EXERCISE GOAL.
The material below should be written out in full and exactly; pictures stay out of the copy.
#####
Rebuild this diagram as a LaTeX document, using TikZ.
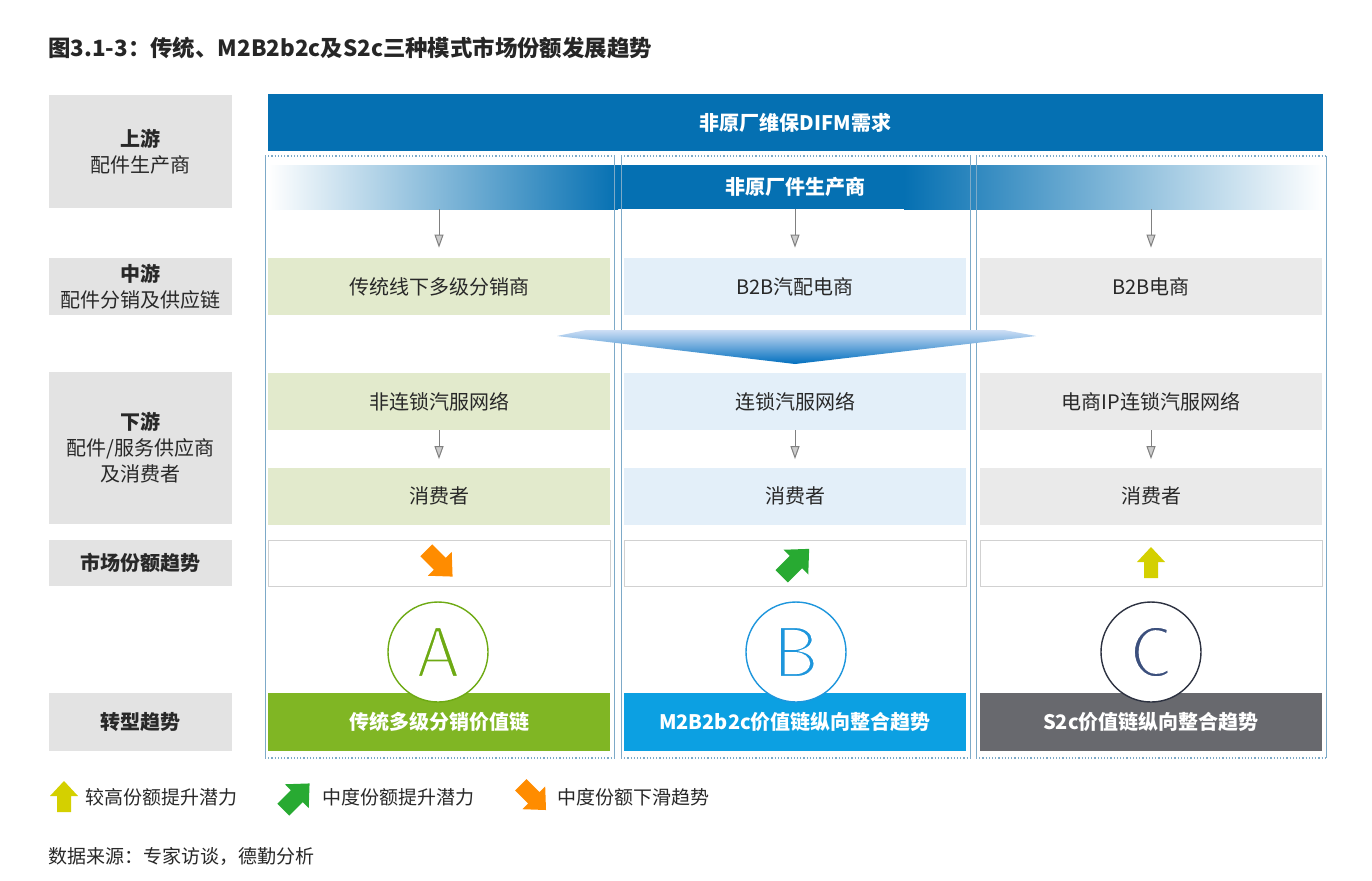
\documentclass[tikz,border=0pt]{standalone}
\usepackage{fontspec}
\setmainfont{Noto Sans CJK SC}
\usetikzlibrary{arrows.meta}
\definecolor{topblue}{RGB}{5,112,178}
\definecolor{lgreen}{RGB}{226,234,204}
\definecolor{lblue}{RGB}{227,239,249}
\definecolor{lgray}{RGB}{234,234,234}
\definecolor{labgray}{RGB}{227,227,227}
\definecolor{bargreen}{RGB}{128,182,36}
\definecolor{barblue}{RGB}{12,160,226}
\definecolor{bargray}{RGB}{104,105,110}
\definecolor{arrorange}{RGB}{255,140,0}
\definecolor{arrgreen}{RGB}{40,170,50}
\definecolor{arryellow}{RGB}{212,208,0}
\definecolor{circA}{RGB}{110,170,20}
\definecolor{circB}{RGB}{30,150,220}
\definecolor{circC}{RGB}{45,50,65}
\definecolor{letC}{RGB}{60,80,125}
\definecolor{outline}{RGB}{125,170,200}
\definecolor{textdark}{RGB}{40,40,40}
\newcommand{\fs}[1]{\fontsize{#1}{13}\selectfont}
\newcommand{\thinletter}[1]{\special{pdf:literal direct 2 Tr 1 1 1 RG 1.1 w}#1\special{pdf:literal direct 0 Tr}}
\begin{document}
\begin{tikzpicture}[x=0.5pt,y=-0.5pt,
  lab/.style={fill=labgray,minimum width=91.5pt,inner sep=0pt,align=center,text=textdark,font=\fs{10}},
  colbox/.style={minimum width=171pt,minimum height=28.5pt,inner sep=0pt,text=textdark,font=\fs{10}},
  trendbox/.style={draw=black!18,line width=0.5pt,fill=white,minimum width=171pt,minimum height=23pt,inner sep=0pt},
  barbox/.style={minimum width=171pt,minimum height=29pt,inner sep=0pt,text=white,font=\fs{10}\bfseries},
  circ/.style={circle,draw,fill=white,line width=0.7pt,minimum size=50pt,inner sep=0pt,font=\sffamily\fontsize{36}{36}\selectfont},
  colside/.style={draw=outline,line width=0.5pt},
  coledge/.style={draw=outline,line width=0.6pt,densely dotted},
  garrow/.style={draw=black!50,line width=0.5pt,-{Triangle[length=6.5pt,width=4.5pt,fill=black!20]}},
  fatarrow/.pic={\fill (0,-16) -- (14,-1) -- (7,-1) -- (7,15) -- (-7,15) -- (-7,-1) -- (-14,-1) -- cycle;},
  legtext/.style={anchor=west,inner sep=0pt,text=textdark,font=\fs{9.5}}
]
\useasboundingbox[fill=white] (0,0) rectangle (1372,880);

% title
\node[anchor=west,inner sep=0pt,text=black!85,font=\fs{11.2}\bfseries] (title) at (48,48) {图3.1-3：传统、M2B2b2c及S2c三种模式市场份额发展趋势};

% left labels
\node[lab,minimum height=56.5pt] (lup) at (140.5,151.5) {{\bfseries 上游}\\配件生产商};
\node[lab,minimum height=28.5pt] (lmid) at (140.5,286.5) {{\bfseries 中游}\\配件分销及供应链};
\node[lab,minimum height=76pt] (ldown) at (140.5,448) {{\bfseries 下游}\\配件/服务供应商\\及消费者};
\node[lab,minimum height=23pt,font=\fs{10}\bfseries] (ltrend) at (140.5,563) {市场份额趋势};
\node[lab,minimum height=29pt,font=\fs{10}\bfseries] (ltrans) at (140.5,722) {转型趋势};

% top bar
\node[fill=topblue,minimum width=527.5pt,minimum height=28.5pt,inner sep=0pt,text=white,font=\fs{10}\bfseries] (difm) at (795.5,122.5) {非原厂维保DIFM需求};

% gradient bar
\shade[left color=white,right color=topblue] (268,165) rectangle (618,209);
\fill[topblue] (617,165) rectangle (905,209);
\shade[left color=topblue,right color=white] (904,165) rectangle (1323,209);
\node[inner sep=0pt,text=white,font=\fs{10}\bfseries,minimum width=527.5pt,minimum height=22pt] (maker) at (795.5,187) {非原厂件生产商};

% column frames
\foreach \xa/\xb in {265/614,621/970,976/1326}{
  \draw[colside] (\xa,156) -- (\xa,758);
  \draw[colside] (\xb,156) -- (\xb,758);
  \draw[coledge] (\xa,156) -- (\xb,156);
  \draw[coledge] (\xa,758) -- (\xb,758);
}

% midstream
\node[colbox,fill=lgreen] (ma) at (439,286.5) {传统线下多级分销商};
\node[colbox,fill=lblue] (mb) at (795,286.5) {B2B汽配电商};
\node[colbox,fill=lgray] (mc) at (1151,286.5) {B2B电商};

% chevron
\shade[top color={rgb,255:red,205;green,222;blue,245},bottom color={rgb,255:red,0;green,110;blue,190}]
  (557,336) -- (586,330) -- (1004,330) -- (1036,336) -- (795,364) -- cycle;

% downstream
\node[colbox,fill=lgreen] (da) at (439,401.5) {非连锁汽服网络};
\node[colbox,fill=lblue] (db) at (795,401.5) {连锁汽服网络};
\node[colbox,fill=lgray] (dc) at (1151,401.5) {电商IP连锁汽服网络};
\node[colbox,fill=lgreen] (ca) at (439,496) {消费者};
\node[colbox,fill=lblue] (cb) at (795,496) {消费者};
\node[colbox,fill=lgray] (cc) at (1151,496) {消费者};

% small arrows
\draw[garrow,shorten >=5pt] (maker.south -| ma.north) -- (ma.north);
\draw[garrow,shorten >=5pt] (maker.south -| mb.north) -- (mb.north);
\draw[garrow,shorten >=5pt] (maker.south -| mc.north) -- (mc.north);
\draw[garrow,shorten >=4pt] (da.south) -- (ca.north);
\draw[garrow,shorten >=4pt] (db.south) -- (cb.north);
\draw[garrow,shorten >=4pt] (dc.south) -- (cc.north);

% trend boxes
\node[trendbox] (ta) at (439,563) {};
\node[trendbox] (tb) at (795,563) {};
\node[trendbox] (tc) at (1151,563) {};
\pic[fill=arrorange,rotate=-135,scale=1.2] at (ta.center) {fatarrow};
\pic[fill=arrgreen,rotate=-45,scale=1.25] at (tb.center) {fatarrow};
\pic[fill=arryellow] at (tc.center) {fatarrow};

% bottom bars
\node[barbox,fill=bargreen] (ba) at (439,722) {\raisebox{-1.5pt}{传统多级分销价值链}};
\node[barbox,fill=barblue] (bb) at (795,722) {\raisebox{-1.5pt}{M2B2b2c价值链纵向整合趋势}};
\node[barbox,fill=bargray] (bc) at (1151,722) {\raisebox{-1.5pt}{S2c价值链纵向整合趋势}};

% circles
\node[circ,draw=circA,text=circA] (cA) at (438,652) {\thinletter{A}};
\node[circ,draw=circB,text=circB] (cB) at (796,652) {\thinletter{B}};
\node[circ,draw=circC,text=letC] (cC) at (1151,652) {\thinletter{C}};

% legend
\pic[fill=arryellow] at (64,797) {fatarrow};
\node[legtext] (lg1) at (85,797) {较高份额提升潜力};
\pic[fill=arrgreen,rotate=-45,scale=1.2] at (296,797) {fatarrow};
\node[legtext] (lg2) at (322,797) {中度份额提升潜力};
\pic[fill=arrorange,rotate=-135,scale=1.15] at (533,797) {fatarrow};
\node[legtext] (lg3) at (557,797) {中度份额下滑趋势};

% source
\node[legtext] (src) at (48,856) {数据来源：专家访谈，德勤分析};
\end{tikzpicture}
\end{document}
#####
RESULT OF THIS TASK.
Rebuild this diagram as a LaTeX document, using TikZ.
\documentclass[tikz,border=0pt]{standalone}
\usepackage{fontspec}
\setmainfont{Noto Sans CJK SC}
\usetikzlibrary{arrows.meta}
\definecolor{topblue}{RGB}{5,112,178}
\definecolor{lgreen}{RGB}{226,234,204}
\definecolor{lblue}{RGB}{227,239,249}
\definecolor{lgray}{RGB}{234,234,234}
\definecolor{labgray}{RGB}{227,227,227}
\definecolor{bargreen}{RGB}{128,182,36}
\definecolor{barblue}{RGB}{12,160,226}
\definecolor{bargray}{RGB}{104,105,110}
\definecolor{arrorange}{RGB}{255,140,0}
\definecolor{arrgreen}{RGB}{40,170,50}
\definecolor{arryellow}{RGB}{212,208,0}
\definecolor{circA}{RGB}{110,170,20}
\definecolor{circB}{RGB}{30,150,220}
\definecolor{circC}{RGB}{45,50,65}
\definecolor{letC}{RGB}{60,80,125}
\definecolor{outline}{RGB}{125,170,200}
\definecolor{textdark}{RGB}{40,40,40}
\newcommand{\fs}[1]{\fontsize{#1}{13}\selectfont}
\newcommand{\thinletter}[1]{\special{pdf:literal direct 2 Tr 1 1 1 RG 1.1 w}#1\special{pdf:literal direct 0 Tr}}
\begin{document}
\begin{tikzpicture}[x=0.5pt,y=-0.5pt,
  lab/.style={fill=labgray,minimum width=91.5pt,inner sep=0pt,align=center,text=textdark,font=\fs{10}},
  colbox/.style={minimum width=171pt,minimum height=28.5pt,inner sep=0pt,text=textdark,font=\fs{10}},
  trendbox/.style={draw=black!18,line width=0.5pt,fill=white,minimum width=171pt,minimum height=23pt,inner sep=0pt},
  barbox/.style={minimum width=171pt,minimum height=29pt,inner sep=0pt,text=white,font=\fs{10}\bfseries},
  circ/.style={circle,draw,fill=white,line width=0.7pt,minimum size=50pt,inner sep=0pt,font=\sffamily\fontsize{36}{36}\selectfont},
  colside/.style={draw=outline,line width=0.5pt},
  coledge/.style={draw=outline,line width=0.6pt,densely dotted},
  garrow/.style={draw=black!50,line width=0.5pt,-{Triangle[length=6.5pt,width=4.5pt,fill=black!20]}},
  fatarrow/.pic={\fill (0,-16) -- (14,-1) -- (7,-1) -- (7,15) -- (-7,15) -- (-7,-1) -- (-14,-1) -- cycle;},
  legtext/.style={anchor=west,inner sep=0pt,text=textdark,font=\fs{9.5}}
]
\useasboundingbox[fill=white] (0,0) rectangle (1372,880);

% title
\node[anchor=west,inner sep=0pt,text=black!85,font=\fs{11.2}\bfseries] (title) at (48,48) {图3.1-3：传统、M2B2b2c及S2c三种模式市场份额发展趋势};

% left labels
\node[lab,minimum height=56.5pt] (lup) at (140.5,151.5) {{\bfseries 上游}\\配件生产商};
\node[lab,minimum height=28.5pt] (lmid) at (140.5,286.5) {{\bfseries 中游}\\配件分销及供应链};
\node[lab,minimum height=76pt] (ldown) at (140.5,448) {{\bfseries 下游}\\配件/服务供应商\\及消费者};
\node[lab,minimum height=23pt,font=\fs{10}\bfseries] (ltrend) at (140.5,563) {市场份额趋势};
\node[lab,minimum height=29pt,font=\fs{10}\bfseries] (ltrans) at (140.5,722) {转型趋势};

% top bar
\node[fill=topblue,minimum width=527.5pt,minimum height=28.5pt,inner sep=0pt,text=white,font=\fs{10}\bfseries] (difm) at (795.5,122.5) {非原厂维保DIFM需求};

% gradient bar
\shade[left color=white,right color=topblue] (268,165) rectangle (618,209);
\fill[topblue] (617,165) rectangle (905,209);
\shade[left color=topblue,right color=white] (904,165) rectangle (1323,209);
\node[inner sep=0pt,text=white,font=\fs{10}\bfseries,minimum width=527.5pt,minimum height=22pt] (maker) at (795.5,187) {非原厂件生产商};

% column frames
\foreach \xa/\xb in {265/614,621/970,976/1326}{
  \draw[colside] (\xa,156) -- (\xa,758);
  \draw[colside] (\xb,156) -- (\xb,758);
  \draw[coledge] (\xa,156) -- (\xb,156);
  \draw[coledge] (\xa,758) -- (\xb,758);
}

% midstream
\node[colbox,fill=lgreen] (ma) at (439,286.5) {传统线下多级分销商};
\node[colbox,fill=lblue] (mb) at (795,286.5) {B2B汽配电商};
\node[colbox,fill=lgray] (mc) at (1151,286.5) {B2B电商};

% chevron
\shade[top color={rgb,255:red,205;green,222;blue,245},bottom color={rgb,255:red,0;green,110;blue,190}]
  (557,336) -- (586,330) -- (1004,330) -- (1036,336) -- (795,364) -- cycle;

% downstream
\node[colbox,fill=lgreen] (da) at (439,401.5) {非连锁汽服网络};
\node[colbox,fill=lblue] (db) at (795,401.5) {连锁汽服网络};
\node[colbox,fill=lgray] (dc) at (1151,401.5) {电商IP连锁汽服网络};
\node[colbox,fill=lgreen] (ca) at (439,496) {消费者};
\node[colbox,fill=lblue] (cb) at (795,496) {消费者};
\node[colbox,fill=lgray] (cc) at (1151,496) {消费者};

% small arrows
\draw[garrow,shorten >=5pt] (maker.south -| ma.north) -- (ma.north);
\draw[garrow,shorten >=5pt] (maker.south -| mb.north) -- (mb.north);
\draw[garrow,shorten >=5pt] (maker.south -| mc.north) -- (mc.north);
\draw[garrow,shorten >=4pt] (da.south) -- (ca.north);
\draw[garrow,shorten >=4pt] (db.south) -- (cb.north);
\draw[garrow,shorten >=4pt] (dc.south) -- (cc.north);

% trend boxes
\node[trendbox] (ta) at (439,563) {};
\node[trendbox] (tb) at (795,563) {};
\node[trendbox] (tc) at (1151,563) {};
\pic[fill=arrorange,rotate=-135,scale=1.2] at (ta.center) {fatarrow};
\pic[fill=arrgreen,rotate=-45,scale=1.25] at (tb.center) {fatarrow};
\pic[fill=arryellow] at (tc.center) {fatarrow};

% bottom bars
\node[barbox,fill=bargreen] (ba) at (439,722) {\raisebox{-1.5pt}{传统多级分销价值链}};
\node[barbox,fill=barblue] (bb) at (795,722) {\raisebox{-1.5pt}{M2B2b2c价值链纵向整合趋势}};
\node[barbox,fill=bargray] (bc) at (1151,722) {\raisebox{-1.5pt}{S2c价值链纵向整合趋势}};

% circles
\node[circ,draw=circA,text=circA] (cA) at (438,652) {\thinletter{A}};
\node[circ,draw=circB,text=circB] (cB) at (796,652) {\thinletter{B}};
\node[circ,draw=circC,text=letC] (cC) at (1151,652) {\thinletter{C}};

% legend
\pic[fill=arryellow] at (64,797) {fatarrow};
\node[legtext] (lg1) at (85,797) {较高份额提升潜力};
\pic[fill=arrgreen,rotate=-45,scale=1.2] at (296,797) {fatarrow};
\node[legtext] (lg2) at (322,797) {中度份额提升潜力};
\pic[fill=arrorange,rotate=-135,scale=1.15] at (533,797) {fatarrow};
\node[legtext] (lg3) at (557,797) {中度份额下滑趋势};

% source
\node[legtext] (src) at (48,856) {数据来源：专家访谈，德勤分析};
\end{tikzpicture}
\end{document}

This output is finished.